Vietnam Veteran Returned to Clear Bombs
DONG HA, Vietnam — On a visit to the former battlefield of Khe Sanh, scene of one of the bloodiest standoffs of the Vietnam War, the only people Chuck Searcy encountered were two young boys who led him to an unexploded rocket.
One of the boys reached out to give the bomb a kick until Mr. Searcy cried out, “No, Stop!”
“It was my first encounter with unexploded ordnance,” Mr. Searcy said of that moment in 1992. “I had no idea that I would be dedicating my life to removing them.”
It was not his first encounter with Vietnam. He served there as a soldier in 1968, the same year as the battle of Khe Sanh, and came away disillusioned. As a U.S. Army intelligence analyst, he had access to raw information, from the enemy’s body counts to exaggerated claims of American progress.

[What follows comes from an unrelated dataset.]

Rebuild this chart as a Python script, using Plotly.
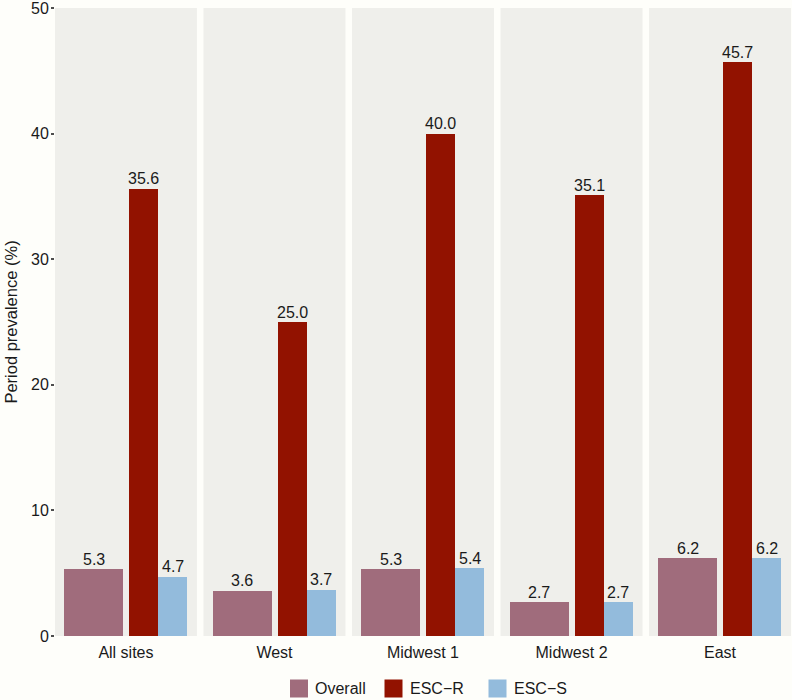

“I saw that our friends back home were being given information that was not just misleading but deliberate lies,” Mr. Searcy said.
“That shocked us as innocent young men,” he added, “and we began to feel that the system was broken.
By the time his one-year tour of duty ended, he was doubting not only the war but his own character. “I’ve really sometimes wondered if my timidity or refusal to step up and say this was wrong, whether this was a moral failure on my part,” he said. “I was failing in a duty that I had as an American.”
That sense of duty has propelled him to commit his life to redressing one of the most deadly legacies of the war: the millions of unexploded bombs and land mines that continue to kill and injure people.
Now 79 and living in Hanoi, Mr. Searcy has become a fixture of the expatriate community there. He is perhaps the most widely known American veteran among Vietnamese, often giving local interviews and making statements that stress his antiwar views, and helping bend American policies toward engagement with Vietnam.
“Chuck was one of the pioneers among the veterans in normalizing relations between the two countries,” said Hoang Nam, a senior government official in Quang Tri Province who met Mr. Searcy just out of college. Together, the two men founded Project Renew, based in Quang Tri, which since 2001 has been deploying teams of de-miners (there are now 180 of them), teaching schoolchildren how to stay safe and providing prosthetics and job training to victims of explosions.
Mr. Searcy said his commitment to postwar Vietnam is not from guilt, but a sense of responsibility to try to fix the damage caused by his country.
“They just bombed and bombed and bombed until there were no targets left,” he said. “That made no sense.”
Almost eight million tons of ordnance was dropped on Vietnam from 1965 to 1975, Mr. Searcy said. The Vietnamese government estimates that the de facto land mines have caused 100,000 deaths and injuries since the war’s end.
Since Project Renew began its work, in partnership with Norwegian People’s Aid — an organization that operates land mine-clearing operations in more than a dozen countries — the toll in Quang Tri has declined from over 70 incidents a year to zero in 2019.
When he returned home to Georgia from his time in the Army in 1970, Mr. Searcy said, “I was angry and confused.” He enrolled at the University of Georgia, where he earned a degree in political science, and joined the group Vietnam Veterans Against the War.
Mr. Searcy became involved with politics, joining political campaigns and working as a U.S. Senate staff member.
In 1992, he and a friend returned to Vietnam “to see what the country looked like in peacetime.”
“We were amazed at the warm welcome from the Vietnamese people, who seemed to have forgiven us for the terrible pain and suffering we caused in the war,” Mr. Searcy wrote in a reminiscence published in The Vietnam Times in 2022.
When Mr. Searcy heard how many people were still being killed by unexploded bombs, he said, “my jaw dropped.”
In Project Renew’s two decades of operation, 815,000 bombs have been detonated or taken out of action, Mr. Searcy said. “Imagine that! 815,000,” he said. “My God!”
“They just bombed and bombed and bombed until there were no targets left. That made no sense.”